Extinction Rebellion chiede tre cose: 1) il governo deve dire la verità dichiarando lo stato di emergenza climatica ed ecologica, collaborando con altre istituzioni per comunicare l’urgenza del cambiamento; 2) fermare la perdita di biodiversità; 3) ridurre le emissioni di gas a effetto serra fino allo zero netto entro il 2025.
Extinction Rebellion si va ad aggiungere alle proteste di Fridays For Future e a quelle di lunga data degli americani di 350.org. Con buona pace dei media che avevano inizialmente caratterizzato le proteste come “tanto rumore per nulla.” Invece la folla ribelle ha chiesto e ottenuto. Jeremy Corbyn ha sostenuto una mozione in parlamento per dichiarare l’emergenza climatica, così come Nicola Sturgeon, primo ministro scozzese. Numerosi comuni hanno fatto altrettanto nel Regno Unito e nel resto d’Europa. L’onda sta crescendo.
Il cambiamento climatico, la perdita di biodiversità e la devastazione planetaria non hanno subito alcun arresto, nonostante i continui tentativi di trasformare il settore economico, di regolare le emissioni, di proteggere la biodiversità. Le misure adottate fino a oggi sono state timide e fondate sul compromesso. Basta vedere l’ultimo rapporto IPBES sull’erosione del capitale naturale. Come ci ricorda Greta Thunberg, la casa è in fiamme. E quando brucia qualcosa bisogna agire con la massima rapidità e gravità. E all’umanità questa gravitas ambientale è mancata. Abbiamo trattato la distruzione del pianeta come una commedia, discettando con maschere assurde, di volta in volta negazionisti, petrolieri, esperti di green marketing, ambientalisti d’opportunità, sovranisti degni di essere dimenticati non solo dalla storia, ma anche dalla cronaca.
Si allarga la scala della protesta: potenzialmente potrebbe divenire un ’68 ambientale, diffondendo il seme della rivolta pacifica, colta, creativa, situazionista. Sempre più cittadini comprendono quanto critica stia diventando la trasformazione globale. Come dice brillantemente la giornalista italiana Elisabetta Corrà “la rapidità dei cambiamenti climatici e a maggior ragione l’estinzione della biodiversità terrestre ci pongono cioè in quella condizione del tutto speciale che Hannah Arendt definì ‘il terrore della necessità’. [...] Ma la Arendt sapeva che il riconoscimento di una enorme minaccia comune è un innesco politico formidabile per grossi cambiamenti, che si tratta poi di governare o di subire. Extinction Rebellion, facendo appello alla verità delle cose, pone la società britannica [e non solo] dinanzi alla tremenda necessità di un risveglio brutale, e pragmatico. Il terrore della necessità, allora, è il porsi nelle condizioni psicologiche di sentire, fin dentro ogni fibra del proprio corpo e del proprio cervello pensante, che il pericolo è gravissimo, incombente e mortale”.

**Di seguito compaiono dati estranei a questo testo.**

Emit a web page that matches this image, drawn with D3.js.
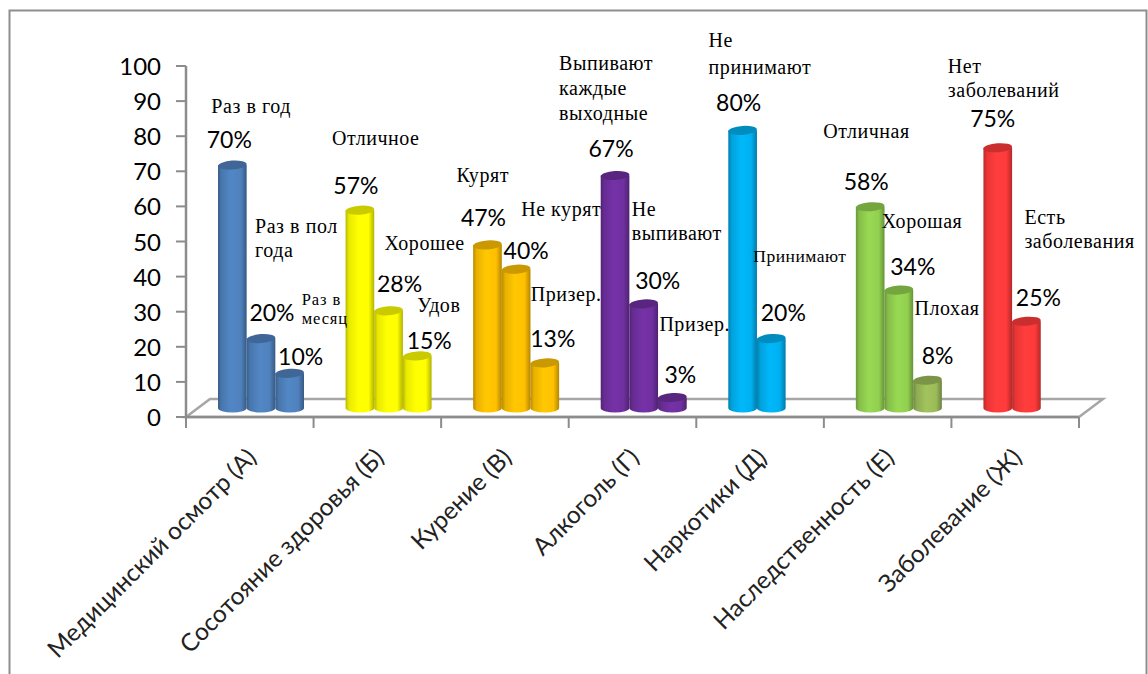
<!DOCTYPE html>
<html><head><meta charset="utf-8">
<script src="https://cdn.jsdelivr.net/npm/d3@7/dist/d3.min.js"></script>
<style>html,body{margin:0;padding:0;background:#fff}svg{display:block}</style>
</head><body><svg id="c" width="1148" height="674"></svg>
<script>
const categories = ["Медицинский осмотр (А)","Сосотояние здоровья (Б)","Курение (В)","Алкоголь (Г)","Наркотики (Д)","Наследственность (Е)","Заболевание (Ж)"];
const series1 = [70,57,47,67,80,58,75];
const series2 = [20,28,40,30,20,34,25];
const series3 = [10,15,13,3,null,8,null];
const yTicks = [0,10,20,30,40,50,60,70,80,90,100];
const names1 = [["Раз в год"],["Отличное"],["Курят"],["Выпивают","каждые","выходные"],["Не","принимают"],["Отличная"],["Нет","заболеваний"]];
const names2 = [["Раз в пол","года"],["Хорошее"],["Не курят"],["Не","выпивают"],["Принимают"],["Хорошая"],["Есть","заболевания"]];
const names3 = [["Раз в","месяц"],["Удов"],["Призер."],["Призер."],null,["Плохая"],null];
const colors1 = ["#4f81bd","#ffff00","#ffc000","#7030a0","#00b0f0","#92d050","#ff3a3a"];
const colors2 = colors1;
const colors3 = ["#4f81bd","#ffff00","#ffc000","#7030a0",null,"#9bbb59",null];

// layout: percent-label offset from bar top centre, free text anchor offset from bar top centre
const pctOff = [[[-3,-17],[11,-18],[11,-8]],[[-4,-16],[11,-19],[12,-7]],[[-4,-19],[10,-10],[8,-16]],[[-4,-19],[14,-15],[8,-15]],[[-4,-19],[12,-18]],[[-4,-17],[14,-15],[10,-16]],[[-5,-21],[12,-15]]];
const nameOff = [[[-21,-52],[-6,-106],[12,-68]],[[-28,-65],[-4,-61],[0,-44]],[[-31,-63],[5,-53],[-14,-62]],[[-56,-106],[-12,-88],[-13,-67]],[[-34,-83],[-18,-77]],[[-47,-69],[-17,-62],[-13,-65]],[[-50,-75],[-2,-97]]];

const W=1148,H=674;
const svg=d3.select("#c");
const defs=svg.append("defs");
const x=d3.scaleBand().domain(categories).range([186,1079]);
const inner=d3.scaleBand().domain([0,1,2]).range([32,118]);
const yAxisS=d3.scaleLinear().domain([0,100]).range([417,66]);
const yBar=d3.scaleLinear().domain([0,100]).range([408,61]);
const gray="#8c8c8c";

// frame
svg.append("path").attr("d","M9.5 674V10.5H1146.5V674").attr("fill","none").attr("stroke","#8e8e8e").attr("stroke-width",2);

// floor
const depth=24,rise=18;
svg.append("path").attr("d",`M186 417L${186+depth} ${417-rise}H${1079+depth}L1079 417Z`).attr("fill","#fff").attr("stroke","#a6a6a6").attr("stroke-width",2.5);
svg.append("path").attr("d","M186 66V417H1079").attr("fill","none").attr("stroke",gray).attr("stroke-width",2.5);

// y axis
const yG=svg.append("g");
yG.selectAll("line").data(yTicks).join("line").attr("x1",176).attr("x2",186).attr("y1",d=>yAxisS(d)).attr("y2",d=>yAxisS(d)).attr("stroke",gray).attr("stroke-width",2);
yG.selectAll("text").data(yTicks).join("text").attr("x",161).attr("y",d=>yAxisS(d)+9).attr("text-anchor","end").attr("font-family","Lato").attr("font-size",24).attr("fill","#000").text(d=>d);

// x ticks
const xt=[...categories.map(c=>x(c)),1079];
svg.append("g").selectAll("line").data(xt).join("line").attr("x1",d=>d).attr("x2",d=>d).attr("y1",417).attr("y2",428).attr("stroke",gray).attr("stroke-width",2);

// x labels
svg.append("g").selectAll("text").data(categories).join("text")
 .attr("transform",c=>`translate(${x(c)+x.bandwidth()/2-4},${447}) rotate(-45)`)
 .attr("text-anchor","end").attr("dy","0.7em").attr("font-family","Lato").attr("font-size",24.4).attr("fill","#222").text(c=>c);

// gradients
const lookup={};
function grad(col){
  if(lookup[col])return lookup[col];
  const id="g"+col.slice(1); lookup[col]=id;
  const c=d3.color(col);
  const g=defs.append("linearGradient").attr("id",id);
  [[0,c.darker(0.9)],[0.12,c.darker(0.25)],[0.45,c.brighter(0.12)],[0.8,c],[1,c.darker(1)]].forEach(([o,k])=>g.append("stop").attr("offset",o).attr("stop-color",k));
  return id;
}

const bars=[];
categories.forEach((c,i)=>{
  [[series1,colors1,names1],[series2,colors2,names2],[series3,colors3,names3]].forEach(([s,cs,ns],j)=>{
    if(s[i]==null)return;
    bars.push({c,i,j,v:s[i],col:cs[i],name:ns[i]});
  });
});
const cx=d=>x(d.c)+inner(d.j)+inner.bandwidth()/2;
const rx=inner.bandwidth()/2, ry=4.5;
const gB=svg.append("g");
gB.selectAll("path.body").data(bars).join("path").attr("class","body")
 .attr("d",d=>{const l=cx(d)-rx,r=cx(d)+rx,t=yBar(d.v),b=yBar(0);
   return `M${l} ${t}V${b}A${rx} ${ry} 0 0 0 ${r} ${b}V${t}Z`;})
 .attr("fill",d=>`url(#${grad(d.col)})`);
gB.selectAll("ellipse").data(bars).join("ellipse")
 .attr("cx",cx).attr("cy",d=>yBar(d.v)).attr("rx",rx).attr("ry",ry)
 .attr("transform",d=>`rotate(-4 ${cx(d)} ${yBar(d.v)})`)
 .attr("fill",d=>d3.color(d.col).darker(0.65));

// percent labels
svg.append("g").selectAll("text").data(bars).join("text")
 .attr("x",d=>cx(d)+pctOff[d.i][d.j][0]).attr("y",d=>yBar(d.v)+pctOff[d.i][d.j][1])
 .attr("text-anchor","middle").attr("font-family","Lato").attr("font-size",23).attr("fill","#000").text(d=>d.v+"%");

// free text names
const tg=svg.append("g").attr("font-family","Liberation Serif").attr("fill","#000");
bars.forEach(d=>{
  const small=(d.name[0]==="Раз в"), mid=(d.name[0]==="Принимают");
  const fs=small?16.5:mid?17.5:20, ls=small?0.9:mid?0.5:0.55, lh=small?19:(d.name[0]==="Не"&&d.i===4?27:d.i===3&&d.j===0?25:24);
  const tx=cx(d)+nameOff[d.i][d.j][0], ty=yBar(d.v)+nameOff[d.i][d.j][1];
  if(d.name[0]==="Хорошее") tg.append("rect").attr("x",tx-2).attr("y",ty-18).attr("width",86).attr("height",44).attr("fill","#fff");
  d.name.forEach((t,k)=>{
    tg.append("text").attr("x",tx).attr("y",ty+k*lh).attr("font-size",fs).attr("letter-spacing",ls).text(t);
  });
});
</script></body></html>
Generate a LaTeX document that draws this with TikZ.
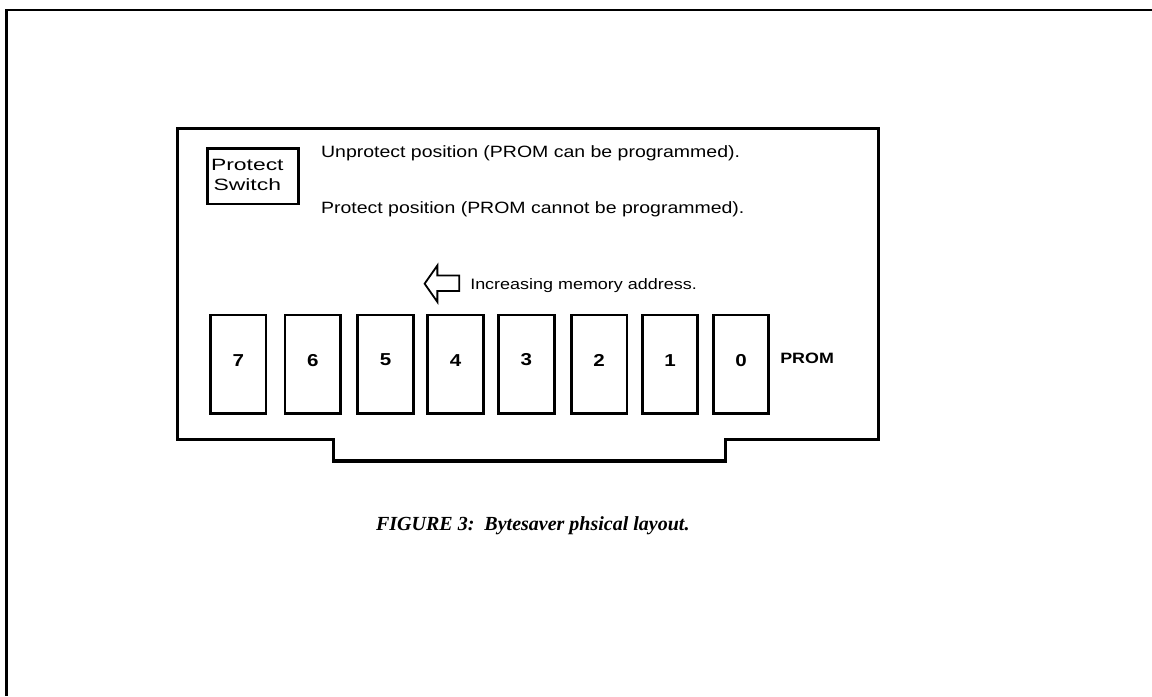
\documentclass[tikz,border=0pt]{standalone}
\usepackage{fontspec}
\setmainfont{Liberation Serif}
\newfontfamily\sfx[FakeStretch=1.19]{Liberation Sans}
\newfontfamily\sfbox[FakeStretch=1.4]{Liberation Sans}
\begin{document}
\begin{tikzpicture}[x=1pt,y=-1pt,
  board/.style={line width=3.5pt,line join=miter},
  frame/.style={line width=2.5pt},
  romchip/.style={draw,line width=3pt,minimum width=61pt,minimum height=108pt,inner sep=0pt,anchor=north west},
  swbox/.style={draw,line width=2.5pt,minimum width=100pt,minimum height=61pt,inner sep=0pt,anchor=north west},
  swtext/.style={anchor=base,inner sep=0pt,font=\sfbox\fontsize{18}{22}\selectfont},
  txt/.style={anchor=base west,inner sep=0pt,font=\sfx\fontsize{18}{22}\selectfont},
  digit/.style={font=\sfx\bfseries\fontsize{19}{22}\selectfont}
]
\useasboundingbox (0,0) rectangle (1267,766);
% outer frame (top and left only)
\draw[frame] (1267,11) -- (7,11) -- (7,766);
% board outline
\draw[board] (195,141) -- (966,141) -- (966,483) -- (798,483) -- (798,507)
  -- (367,507) -- (367,483) -- (195,483) -- cycle;
% protect switch
\node[swbox] (sw) at (227,162) {};
\node[swtext] (sw1) at (272,188) {Protect};
\node[swtext] (sw2) at (272,210) {Switch};
\node[txt] (unp) at (353,173) {Unprotect position (PROM can be programmed).};
\node[txt] (prt) at (353,235) {Protect position (PROM cannot be programmed).};
% arrow
\coordinate (tip) at (467,312);
\draw[line width=2pt,line join=miter] (tip) -- (481,292) -- (481,303) -- (505,303)
  -- (505,320) -- (481,320) -- (481,332) -- cycle;
\node[txt,font=\sfx\fontsize{16.6}{22}\selectfont] (inc) at (517,318) {Increasing memory address.};
% PROM chips
\foreach \xx/\d in {230/7,312/6,392/5,469/4,547/3,627/2,705/1,783/0}{
  \node[romchip,label={[digit,yshift=4.5pt]center:\d}] (c\d) at (\xx,345) {};
}
\node[anchor=base west,inner sep=0pt,font=\sfx\bfseries\fontsize{16.5}{22}\selectfont] (prom) at (858,400) {PROM};
% caption
\node[anchor=base,inner sep=0pt,font=\bfseries\itshape\fontsize{22}{24}\selectfont] (cap) at (586,583) {FIGURE 3:\ \ Bytesaver phsical layout.};
\end{tikzpicture}
\end{document}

Cosa fare dunque? Serve uscire del tutto dalla nostra zona di comfort e aprire completamente lo sguardo all’emergenza. Che si sia top manager d’impresa, ricercatrice o figura politica, è giunto il momento di lavorare per trasformare la nostra economia, cambiando innanzitutto – e ciò sarà difficile – le nostre abitudini, ma soprattutto usando il nostro ingegno per garantire a tutti, come ben illustra Kate Raworth nella sua “economia della ciambella”, equità sociale senza erodere le risorse del pianeta. Un lavoro che una rivista di settore come Materia Rinnovabile deve avere ben in testa e continuare a offrire spunti di riflessione, buone pratiche, anche criticando se stessa e i suoi sostenitori più stretti. La casa è in fiamme e noi vogliamo essere acqua.